Both the affiliates — mostly small businesses — and the online retailers are being hurt. The affiliates earn referral commissions, and the retailers collect sales from those referrals. (It’s worth noting that Amazon invented affiliate marketing in the 1990s as a method to grow revenue. Amazon doesn’t disclose revenue derived from its affiliate program, but it’s material, in our view.) But etailers are adamant that they will continue to shed affiliates in states that pass Internet sales tax laws — figuring the cost of paying the tax is more than the profits they derive from the referral sales.

They also claim that states overestimate the amount of sales tax that will be collected because they don’t account for decreased sales or affiliates that move out of state. Some former California affiliates are looking to locate servers in neighboring Oregon or Nevada to get around the rules. To further complicate the issue, some states — Texas, for example — are taking the position that using a server within their borders establishes a nexus. Also, for those who are tempted to simply list themselves as having a new address in another state, some affiliates that have moved report that Amazon requests proof of actual residence, either a utility bill or a rental agreement.

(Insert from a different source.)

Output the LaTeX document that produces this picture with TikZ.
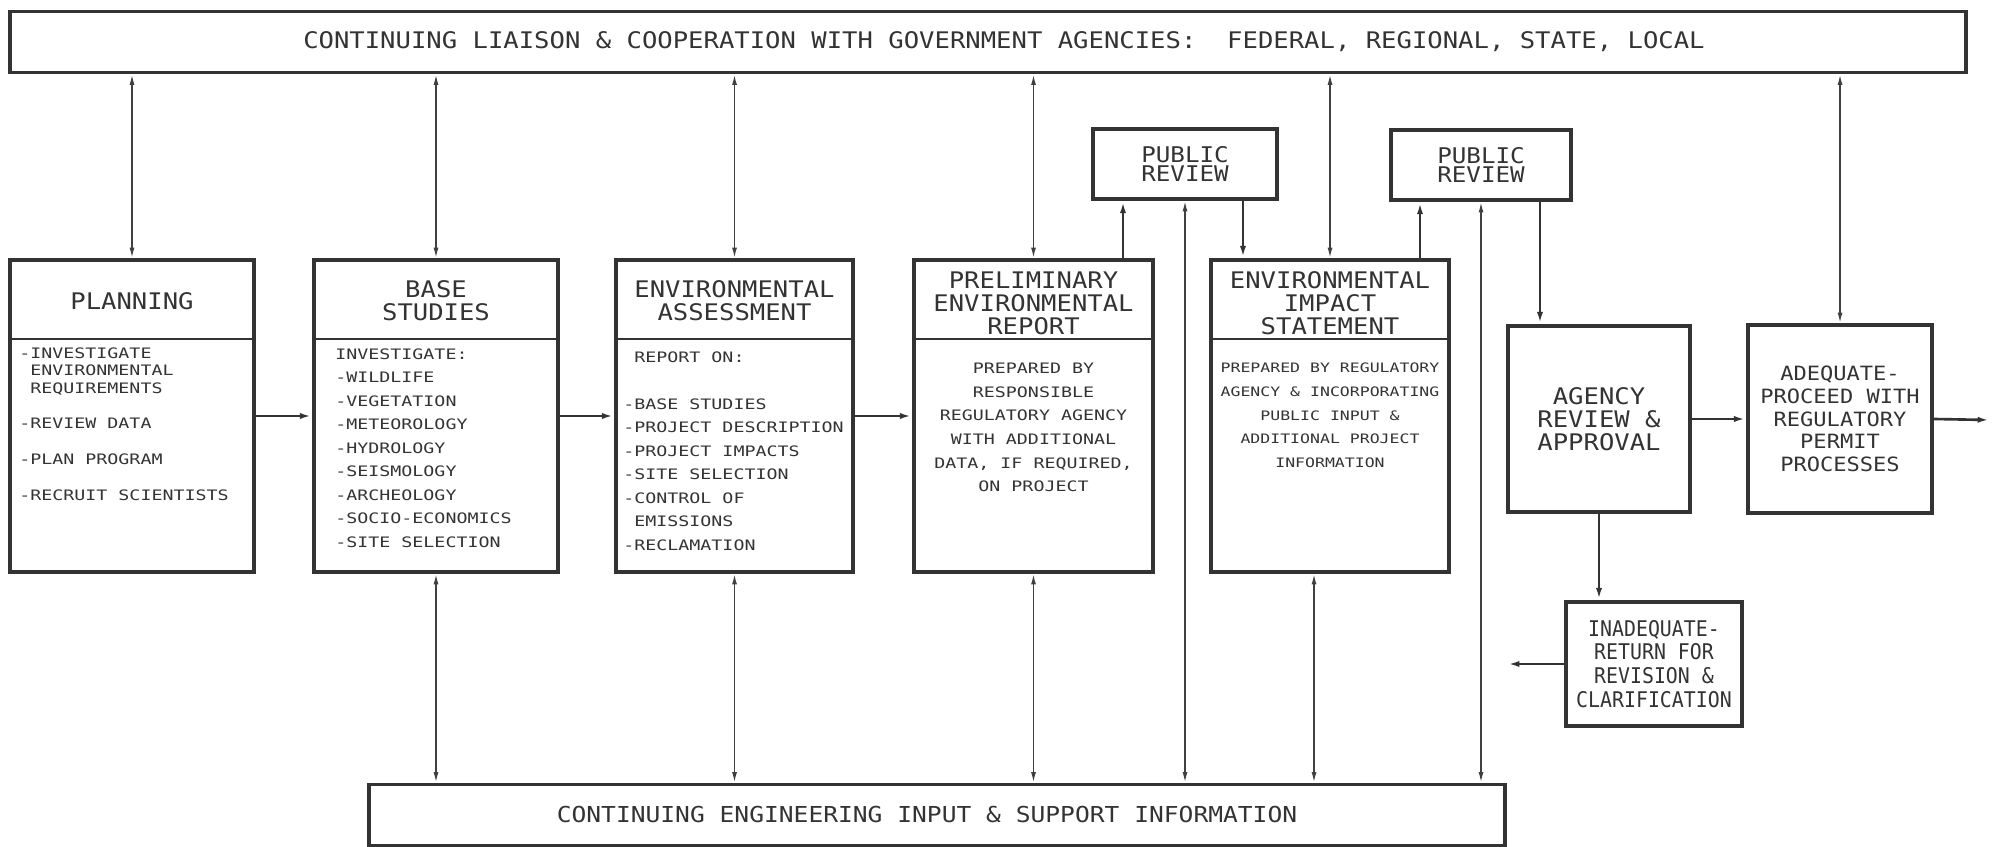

Retailers that already collect sales taxes on online or offline purchases argue that the current system gives an unfair competitive advantage to etailers like Amazon that do not have brick-and-mortar stores and therefore can avoid all sales taxes. They point out that traditional retailers have lost revenues and jobs because of the inequity of the sales tax situation. The California Retailers Association — comprised of mainly physical retailers — thanked Governor Jerry Brown for signing the law and added, “Small and large businesses across the state have been held at a major disadvantage by the current law that out-of-state online companies like and have exploited for years.”

Federal Legislation Coming?

Amazon CEO Jeff Bezos has publicly stated his wish for federal legislation to resolve the issue. It’s the Commerce Clause in the U.S. Constitution that allows the federal government to tax interstate commerce. And it’s on those Constitutional grounds that many of the sales-tax court cases revolve.

Towards that end, Sen. Dick Durbin (D-Ill.) is expected to introduce a bill, entitled “Main Street Fairness Act,” that would allow all the states — plus Washington, D.C. — that impose sales taxes to require out-of-state businesses to collect sales tax. The anticipated bill is similar to some earlier congressional efforts to provide a level playing field, but those attempts failed. This year may be different because the states have such huge deficits. Despite the urgency of the issue, Congress is currently focused solely on resolving the debt issue and other legislation has been pushed to the back burner. So for now we will likely continue to see a piecemeal, state-by-state approach to the sales tax dilemma.

Governor Bill Haslam of Tennessee supports national action. He says that untaxed Internet sales are eroding Tennessee’s tax base with the state losing between $300 million and $500 million a year. He stated his willingness to assume a leadership role among governors to urge Congress to change the laws. “Something has to happen nationally,” he claims.